How does your research contribute to societal problems?
A better understanding of how people make decisions in uncertain environments allows consumers, policymakers, firms, and other economics agents to make better decisions. For example, many people have a tendency to insure even the smallest risks such as travel cancellation insurance. In several papers, I have shown that this behavior is at least partly driven by the fact that people are overly sensitive to incurring a loss and to small probabilities: consumers are inclined to take travel cancelling insurance because they overweight both the loss that they will incur if they have to cancel their flight and the (tiny) probability that they indeed will have to cancel their trip. Making consumers aware of these behavioral biases will improve the quality of consumers’ decisions.

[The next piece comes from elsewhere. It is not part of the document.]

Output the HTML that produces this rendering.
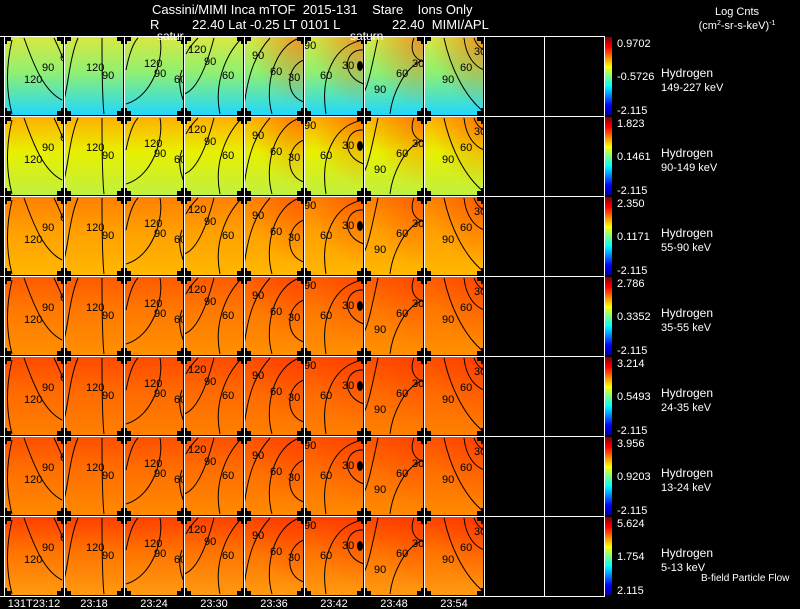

What is your main motivation?
I think that my main motive is curiosity regarding the way in which people make decisions and how this shapes economic outcomes. A new, unexpected finding immediately motivates me to delve deeper into the topic. I also enjoy interacting with students, and the fact that my teaching helps shaping their future career motives me to keep improving my ability to teach.
Who is your role model?
I do not have a particular role model, but the work of Tversky and Kahneman has inspired me to follow this line of research. Their work on decision making under uncertainty nicely illustrates how insights from psychology can inform and improve economics. In particular, their classic paper on Prospect Theory is a manifestation of the synergy between experimentation and formal modelling, which I also try to achieve in my work.